■ Provided data ■
----------
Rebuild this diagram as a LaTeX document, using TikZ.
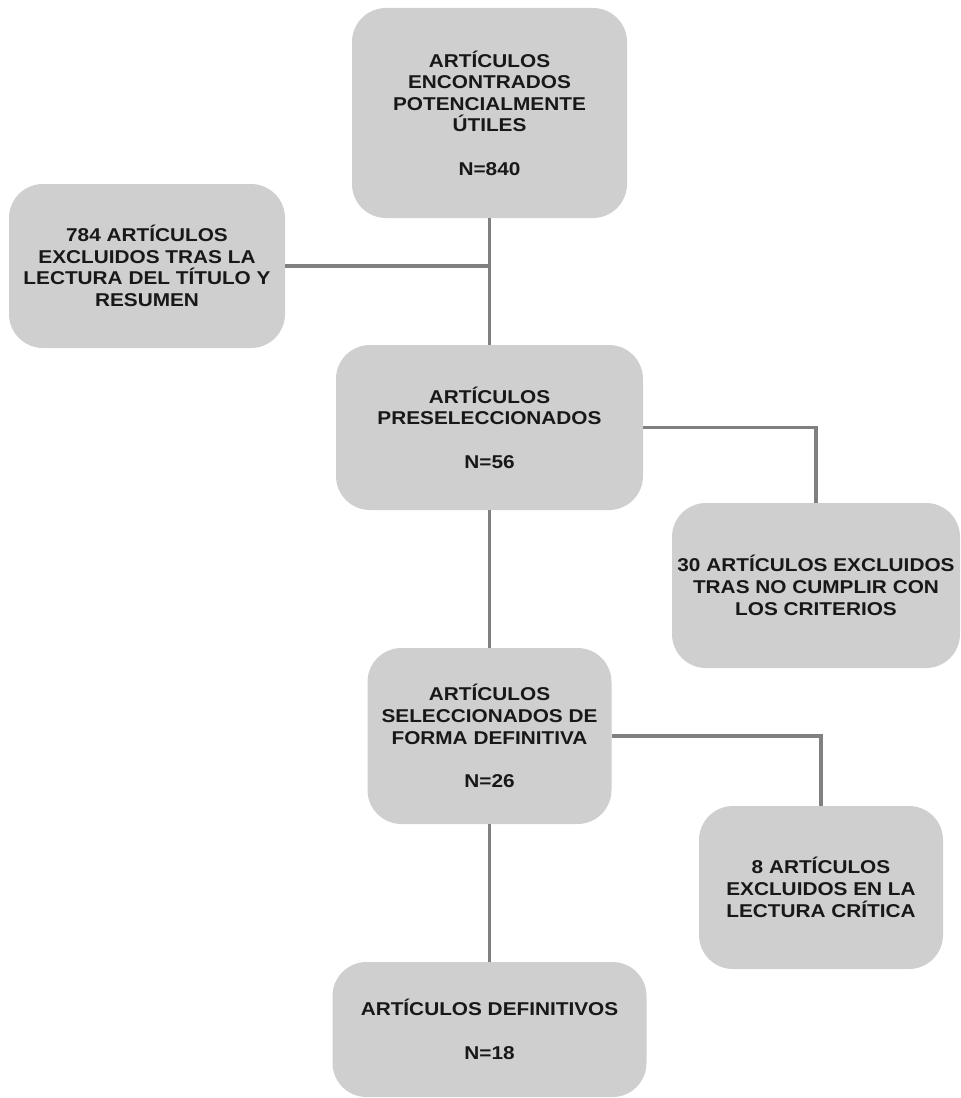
\documentclass[tikz,border=0pt]{standalone}
\usepackage{fontspec}
\setmainfont{Liberation Sans}[FakeStretch=1.12]
\usepackage{xcolor}
\usepackage{tikz}
\definecolor{boxfill}{RGB}{207,207,207}
\definecolor{linkgray}{RGB}{128,128,128}
\definecolor{boxtext}{RGB}{24,24,24}

\begin{document}
\begin{tikzpicture}[
  font=\fontsize{13.2pt}{15.4pt}\selectfont\bfseries,
  stage/.style={fill=boxfill, rounded corners=0.85cm, align=center, text=boxtext, inner sep=2pt},
  link/.style={draw=linkgray, line width=2.4pt}
]
\useasboundingbox (0,0) rectangle (24.025,-27.45);

\node[stage, minimum width=6.875cm, minimum height=5.25cm] (encontrados) at (12.2375,-2.825)
{ARTÍCULOS\\ENCONTRADOS\\POTENCIALMENTE\\ÚTILES\\[15.4pt]N=840};
\node[stage, minimum width=6.9cm, minimum height=4.1cm] (excl1) at (3.675,-6.65)
{784 ARTÍCULOS\\EXCLUIDOS TRAS LA\\LECTURA DEL TÍTULO Y\\RESUMEN};
\node[stage, minimum width=7.675cm, minimum height=4.125cm] (presel) at (12.2375,-10.6875)
{ARTÍCULOS\\PRESELECCIONADOS\\[15.4pt]N=56};
\node[stage, minimum width=7.2cm, minimum height=4.125cm] (excl2) at (20.4,-14.6375)
{30 ARTÍCULOS EXCLUIDOS\\TRAS NO CUMPLIR CON\\LOS CRITERIOS};
\node[stage, minimum width=6.1cm, minimum height=4.4cm] (selec) at (12.2375,-18.4)
{ARTÍCULOS\\SELECCIONADOS DE\\FORMA DEFINITIVA\\[15.4pt]N=26};
\node[stage, minimum width=6.1cm, minimum height=4.075cm] (excl3) at (20.525,-22.1875)
{8 ARTÍCULOS\\EXCLUIDOS EN LA\\LECTURA CRÍTICA};
\node[stage, minimum width=7.85cm, minimum height=3.375cm] (defin) at (12.2375,-25.7375)
{ARTÍCULOS DEFINITIVOS\\[15.4pt]N=18};

\draw[link] (encontrados.south) -- (presel.north);
\draw[link] (excl1.east) -- (excl1.east -| encontrados.south);
\draw[link] (presel.east) -| (excl2.north);
\draw[link] (presel.south) -- (selec.north);
\draw[link] (selec.east) -| (excl3.north);
\draw[link] (selec.south) -- (defin.north);
\end{tikzpicture}
\end{document}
----------
■ Stated task ■
Emit the lines of the material exactly, from its first line to the line containing "(0,0) rectangle (24.025,-27.45);", inclusive; leave every picture out.

■ Exercise result ■
Rebuild this diagram as a LaTeX document, using TikZ.
\documentclass[tikz,border=0pt]{standalone}
\usepackage{fontspec}
\setmainfont{Liberation Sans}[FakeStretch=1.12]
\usepackage{xcolor}
\usepackage{tikz}
\definecolor{boxfill}{RGB}{207,207,207}
\definecolor{linkgray}{RGB}{128,128,128}
\definecolor{boxtext}{RGB}{24,24,24}

\begin{document}
\begin{tikzpicture}[
  font=\fontsize{13.2pt}{15.4pt}\selectfont\bfseries,
  stage/.style={fill=boxfill, rounded corners=0.85cm, align=center, text=boxtext, inner sep=2pt},
  link/.style={draw=linkgray, line width=2.4pt}
]
\useasboundingbox (0,0) rectangle (24.025,-27.45);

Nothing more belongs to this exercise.